- _What you are asked to do_: Retype word for word the first line of the listing and each line after it up to the line with "5.0, 1.5, 0.4, 0.1, 0.0, 0.0, 0.0, 0.0]", with the pictures taken out.

- _Given data_:
☆ ☆ ☆ ☆ ☆
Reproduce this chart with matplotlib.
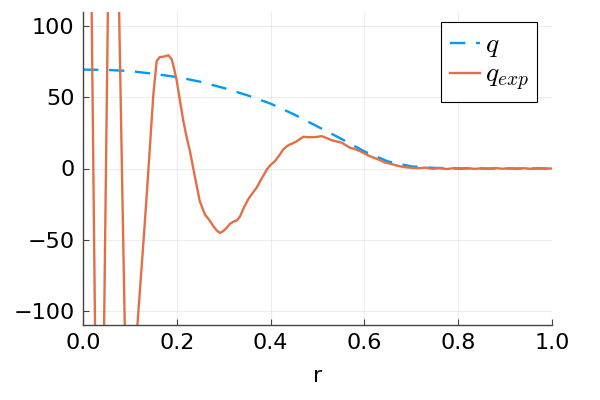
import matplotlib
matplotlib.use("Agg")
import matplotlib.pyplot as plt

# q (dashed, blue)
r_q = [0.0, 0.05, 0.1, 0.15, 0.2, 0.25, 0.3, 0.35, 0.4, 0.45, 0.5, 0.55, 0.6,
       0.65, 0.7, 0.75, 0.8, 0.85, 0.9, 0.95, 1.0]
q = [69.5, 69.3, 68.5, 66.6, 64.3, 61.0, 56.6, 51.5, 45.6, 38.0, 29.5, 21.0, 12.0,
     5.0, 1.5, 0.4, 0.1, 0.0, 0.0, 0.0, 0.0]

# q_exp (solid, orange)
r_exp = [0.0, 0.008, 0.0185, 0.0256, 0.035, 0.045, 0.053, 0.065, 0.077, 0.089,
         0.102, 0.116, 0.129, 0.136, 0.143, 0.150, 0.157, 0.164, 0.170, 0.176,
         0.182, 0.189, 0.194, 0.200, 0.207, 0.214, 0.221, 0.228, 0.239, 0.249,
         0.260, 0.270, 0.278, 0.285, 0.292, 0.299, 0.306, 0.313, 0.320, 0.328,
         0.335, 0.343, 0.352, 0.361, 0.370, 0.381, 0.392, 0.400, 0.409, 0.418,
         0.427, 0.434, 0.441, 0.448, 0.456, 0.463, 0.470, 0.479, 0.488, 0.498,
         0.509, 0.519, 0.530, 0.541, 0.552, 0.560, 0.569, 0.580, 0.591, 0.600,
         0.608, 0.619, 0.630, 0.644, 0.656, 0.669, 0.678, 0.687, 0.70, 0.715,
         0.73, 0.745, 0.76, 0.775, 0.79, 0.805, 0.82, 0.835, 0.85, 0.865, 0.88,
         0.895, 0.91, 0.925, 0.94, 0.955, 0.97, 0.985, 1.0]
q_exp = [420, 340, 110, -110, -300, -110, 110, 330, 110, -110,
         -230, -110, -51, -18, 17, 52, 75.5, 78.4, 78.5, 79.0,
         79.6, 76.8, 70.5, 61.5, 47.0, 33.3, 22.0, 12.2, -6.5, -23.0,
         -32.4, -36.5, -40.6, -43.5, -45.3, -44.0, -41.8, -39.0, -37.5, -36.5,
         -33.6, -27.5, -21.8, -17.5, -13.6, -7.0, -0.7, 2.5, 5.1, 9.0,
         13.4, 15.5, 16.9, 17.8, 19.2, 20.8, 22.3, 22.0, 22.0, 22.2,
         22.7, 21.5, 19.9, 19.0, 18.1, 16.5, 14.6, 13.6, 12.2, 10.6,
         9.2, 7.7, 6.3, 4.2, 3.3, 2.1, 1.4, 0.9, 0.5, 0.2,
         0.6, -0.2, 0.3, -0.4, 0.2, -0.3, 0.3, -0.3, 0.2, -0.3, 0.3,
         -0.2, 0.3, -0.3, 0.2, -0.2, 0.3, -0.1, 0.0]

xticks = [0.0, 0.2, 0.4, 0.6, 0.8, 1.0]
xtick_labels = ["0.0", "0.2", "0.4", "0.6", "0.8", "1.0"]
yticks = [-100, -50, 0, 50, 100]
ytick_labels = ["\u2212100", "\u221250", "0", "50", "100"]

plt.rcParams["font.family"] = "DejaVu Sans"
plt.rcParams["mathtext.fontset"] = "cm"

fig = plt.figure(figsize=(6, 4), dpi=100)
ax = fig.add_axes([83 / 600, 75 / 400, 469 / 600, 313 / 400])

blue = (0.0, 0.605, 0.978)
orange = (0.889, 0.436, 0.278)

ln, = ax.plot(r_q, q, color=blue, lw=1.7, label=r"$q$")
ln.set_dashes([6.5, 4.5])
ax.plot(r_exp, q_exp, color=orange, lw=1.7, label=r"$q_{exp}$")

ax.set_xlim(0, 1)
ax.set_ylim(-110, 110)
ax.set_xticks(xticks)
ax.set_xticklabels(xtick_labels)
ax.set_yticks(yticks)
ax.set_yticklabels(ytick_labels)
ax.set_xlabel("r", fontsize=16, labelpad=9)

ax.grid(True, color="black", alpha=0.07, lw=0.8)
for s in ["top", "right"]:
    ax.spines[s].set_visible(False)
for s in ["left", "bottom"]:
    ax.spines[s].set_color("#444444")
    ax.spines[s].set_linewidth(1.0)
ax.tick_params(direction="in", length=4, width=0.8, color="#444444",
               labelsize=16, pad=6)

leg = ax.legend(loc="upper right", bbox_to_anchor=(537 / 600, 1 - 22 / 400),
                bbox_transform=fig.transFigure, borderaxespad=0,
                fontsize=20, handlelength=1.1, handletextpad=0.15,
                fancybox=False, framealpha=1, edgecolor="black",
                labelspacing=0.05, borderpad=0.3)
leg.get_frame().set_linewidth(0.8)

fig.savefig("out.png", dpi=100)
☆ ☆ ☆ ☆ ☆
- _Task response_:
Reproduce this chart with matplotlib.
import matplotlib
matplotlib.use("Agg")
import matplotlib.pyplot as plt

# q (dashed, blue)
r_q = [0.0, 0.05, 0.1, 0.15, 0.2, 0.25, 0.3, 0.35, 0.4, 0.45, 0.5, 0.55, 0.6,
       0.65, 0.7, 0.75, 0.8, 0.85, 0.9, 0.95, 1.0]
q = [69.5, 69.3, 68.5, 66.6, 64.3, 61.0, 56.6, 51.5, 45.6, 38.0, 29.5, 21.0, 12.0,
     5.0, 1.5, 0.4, 0.1, 0.0, 0.0, 0.0, 0.0]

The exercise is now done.